Designs for potential plans and routes can be found at www.txdot.gov. Click on, "explore projects."

"Those corridors are going to take a long time," Al Hweil said. "And yours is the most important vote on the projects."

The highway officials said TxDOT plans to consider a U.S. 281 relief route around Mineral Wells, the potential that drew most of Tuesday's audience.

Such a route, to encourage heavy truck traffic to bypass the city's downtown, has not been funded. Coburn said officials are still checking whether a bypass is needed.

"Because, y'all know the population is booming in North Texas," he said.

However, a U.S. 281 relief route around Mineral Wells is not among 23 projects TxDOT plans that are specific to the county in the coming four years.

Coburn said it would be part of a larger plan for the north-south artery, envisioned as a "freight corridor" to take pressure off Interstate 35, he said.

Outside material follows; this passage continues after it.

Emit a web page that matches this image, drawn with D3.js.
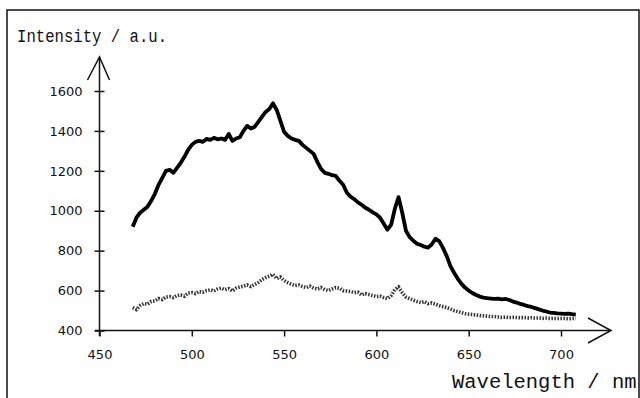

"They are looking at 281 from pretty much up to Wichita Falls and all the way to San Antonio," he said.

Resident Leanne Wells was among those providing input Tuesday, chiefly about which direction from U.S. 281 will see highway construction.

"I hear what you're saying, but I'm not comfortable," she said. "Because I know the end design can be disastrous for us."

Wells described a five-acre lake she and her husband built on their property east of U.S. 281.

"In heat, it is the only water resource for wildlife," she said. "They would have to cross three big roads to get to the Brazos."

A resident west of the highway asked the designers to shy from building that direction.

"There's a whole lot of us who have worked really hard to get what we have," the woman said, later declining to identify herself. "And we want to pass it on to our kids. Any option to the west is not, in my opinion, an option."

Projects discussed Tuesday also included replacing the Natty Flat Road bridge across Hill Creek in 2027 and resurfacing several bridges on the Bankhead Highway that same year, respectively estimated at $651,000 and $2.7 million.

Eighteen of the 23 Palo Pinto County projects involve laying new seal coat. Intersection safety enhancements, scattered throughout the county, are set to start this coming fall.

Al Hweil said 281 looms large in TxDOT plans.

"281 — I can tell you it's the most important highway here in this area," he said. "You have almost $200 million in the 281 project, north and south of I-20."

He also shared that no toll roads are contemplated in the district's nine counties.

"We have not done any toll roads in Texas since 2015," he said. "I don't think we are doing this anymore."